-- WRITTEN REQUEST --
Starting at the top of the listing, extract every line up to and including the one with "for the composite". Pictures stay out of the copy.

-- SOURCE EXCERPT --

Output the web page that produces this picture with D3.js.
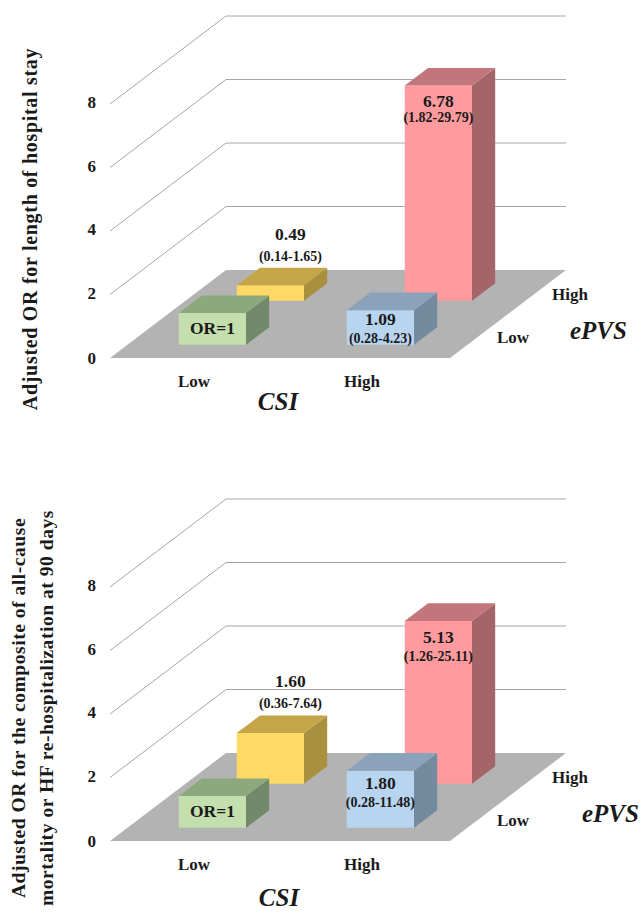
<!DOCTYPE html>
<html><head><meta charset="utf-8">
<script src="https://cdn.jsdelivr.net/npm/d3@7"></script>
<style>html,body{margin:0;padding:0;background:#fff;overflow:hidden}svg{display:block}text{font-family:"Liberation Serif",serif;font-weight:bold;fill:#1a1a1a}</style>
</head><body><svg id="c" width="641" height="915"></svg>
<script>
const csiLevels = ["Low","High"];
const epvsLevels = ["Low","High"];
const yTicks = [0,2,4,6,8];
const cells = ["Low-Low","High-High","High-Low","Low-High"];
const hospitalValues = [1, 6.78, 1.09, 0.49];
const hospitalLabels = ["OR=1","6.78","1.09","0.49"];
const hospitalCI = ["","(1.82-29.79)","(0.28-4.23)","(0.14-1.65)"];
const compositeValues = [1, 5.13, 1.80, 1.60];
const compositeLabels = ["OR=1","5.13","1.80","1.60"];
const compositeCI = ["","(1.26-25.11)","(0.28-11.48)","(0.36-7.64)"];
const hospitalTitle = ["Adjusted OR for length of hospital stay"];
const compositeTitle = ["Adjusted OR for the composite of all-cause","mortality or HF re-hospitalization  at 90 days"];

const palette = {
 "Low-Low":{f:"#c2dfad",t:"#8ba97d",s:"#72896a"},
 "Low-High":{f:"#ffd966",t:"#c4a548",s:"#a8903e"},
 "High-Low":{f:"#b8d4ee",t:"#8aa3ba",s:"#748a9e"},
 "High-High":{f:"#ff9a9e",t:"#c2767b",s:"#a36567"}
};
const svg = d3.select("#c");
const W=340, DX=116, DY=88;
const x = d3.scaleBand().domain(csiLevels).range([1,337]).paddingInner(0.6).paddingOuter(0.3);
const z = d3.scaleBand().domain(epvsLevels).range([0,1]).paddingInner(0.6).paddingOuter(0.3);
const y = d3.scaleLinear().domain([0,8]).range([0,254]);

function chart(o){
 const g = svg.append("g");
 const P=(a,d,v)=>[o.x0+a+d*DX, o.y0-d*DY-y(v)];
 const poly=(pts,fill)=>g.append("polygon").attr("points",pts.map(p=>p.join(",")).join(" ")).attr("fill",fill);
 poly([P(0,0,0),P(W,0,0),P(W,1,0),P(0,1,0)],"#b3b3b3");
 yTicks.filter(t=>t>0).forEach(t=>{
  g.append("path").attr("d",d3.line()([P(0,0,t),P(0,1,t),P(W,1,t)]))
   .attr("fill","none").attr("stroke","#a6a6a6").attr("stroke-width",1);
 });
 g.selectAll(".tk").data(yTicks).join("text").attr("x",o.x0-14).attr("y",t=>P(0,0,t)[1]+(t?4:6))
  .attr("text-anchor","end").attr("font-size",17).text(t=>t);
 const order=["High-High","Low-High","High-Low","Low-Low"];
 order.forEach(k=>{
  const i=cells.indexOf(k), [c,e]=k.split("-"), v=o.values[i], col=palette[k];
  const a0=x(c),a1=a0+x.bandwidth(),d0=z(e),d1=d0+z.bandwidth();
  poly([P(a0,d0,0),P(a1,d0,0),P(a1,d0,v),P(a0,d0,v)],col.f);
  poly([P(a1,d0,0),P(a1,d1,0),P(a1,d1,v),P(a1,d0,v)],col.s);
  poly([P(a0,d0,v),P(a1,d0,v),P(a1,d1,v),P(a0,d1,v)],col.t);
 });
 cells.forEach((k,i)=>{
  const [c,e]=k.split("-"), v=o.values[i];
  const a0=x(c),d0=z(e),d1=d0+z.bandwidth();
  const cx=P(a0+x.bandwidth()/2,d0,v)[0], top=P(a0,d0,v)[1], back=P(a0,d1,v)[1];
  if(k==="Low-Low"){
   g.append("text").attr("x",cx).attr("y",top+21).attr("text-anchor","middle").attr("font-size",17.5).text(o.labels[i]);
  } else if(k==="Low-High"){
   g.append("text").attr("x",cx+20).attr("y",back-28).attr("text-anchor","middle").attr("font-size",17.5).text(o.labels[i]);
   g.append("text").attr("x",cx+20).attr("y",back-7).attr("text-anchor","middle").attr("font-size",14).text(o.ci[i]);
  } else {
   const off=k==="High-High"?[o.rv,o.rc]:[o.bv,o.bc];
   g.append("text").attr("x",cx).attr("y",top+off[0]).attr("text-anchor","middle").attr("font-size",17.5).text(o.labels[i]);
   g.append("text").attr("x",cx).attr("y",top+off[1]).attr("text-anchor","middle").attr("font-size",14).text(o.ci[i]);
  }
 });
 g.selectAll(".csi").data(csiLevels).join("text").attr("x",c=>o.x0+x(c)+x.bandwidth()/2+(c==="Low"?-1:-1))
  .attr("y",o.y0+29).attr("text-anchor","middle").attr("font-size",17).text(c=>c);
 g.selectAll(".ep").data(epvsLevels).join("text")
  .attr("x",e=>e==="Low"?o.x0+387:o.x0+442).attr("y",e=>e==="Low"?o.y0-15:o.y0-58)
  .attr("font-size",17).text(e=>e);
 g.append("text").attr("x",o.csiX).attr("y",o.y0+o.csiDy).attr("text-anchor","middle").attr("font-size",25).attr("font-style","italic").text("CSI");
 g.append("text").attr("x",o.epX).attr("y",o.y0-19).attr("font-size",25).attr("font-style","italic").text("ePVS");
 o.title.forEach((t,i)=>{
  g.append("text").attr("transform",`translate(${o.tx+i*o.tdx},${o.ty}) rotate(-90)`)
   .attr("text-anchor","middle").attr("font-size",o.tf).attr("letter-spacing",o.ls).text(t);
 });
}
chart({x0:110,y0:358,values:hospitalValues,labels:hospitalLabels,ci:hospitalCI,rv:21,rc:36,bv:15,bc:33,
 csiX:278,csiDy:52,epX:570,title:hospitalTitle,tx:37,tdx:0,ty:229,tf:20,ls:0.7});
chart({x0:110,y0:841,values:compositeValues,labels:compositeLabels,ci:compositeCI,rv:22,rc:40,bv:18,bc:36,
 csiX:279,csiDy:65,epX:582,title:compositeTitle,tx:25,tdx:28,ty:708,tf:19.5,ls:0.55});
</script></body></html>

-- PROBLEM SOLUTION --
Output the web page that produces this picture with D3.js.
<!DOCTYPE html>
<html><head><meta charset="utf-8">
<script src="https://cdn.jsdelivr.net/npm/d3@7"></script>
<style>html,body{margin:0;padding:0;background:#fff;overflow:hidden}svg{display:block}text{font-family:"Liberation Serif",serif;font-weight:bold;fill:#1a1a1a}</style>
</head><body><svg id="c" width="641" height="915"></svg>
<script>
const csiLevels = ["Low","High"];
const epvsLevels = ["Low","High"];
const yTicks = [0,2,4,6,8];
const cells = ["Low-Low","High-High","High-Low","Low-High"];
const hospitalValues = [1, 6.78, 1.09, 0.49];
const hospitalLabels = ["OR=1","6.78","1.09","0.49"];
const hospitalCI = ["","(1.82-29.79)","(0.28-4.23)","(0.14-1.65)"];
const compositeValues = [1, 5.13, 1.80, 1.60];
const compositeLabels = ["OR=1","5.13","1.80","1.60"];
const compositeCI = ["","(1.26-25.11)","(0.28-11.48)","(0.36-7.64)"];
const hospitalTitle = ["Adjusted OR for length of hospital stay"];
const compositeTitle = ["Adjusted OR for the composite of all-cause","mortality or HF re-hospitalization  at 90 days"];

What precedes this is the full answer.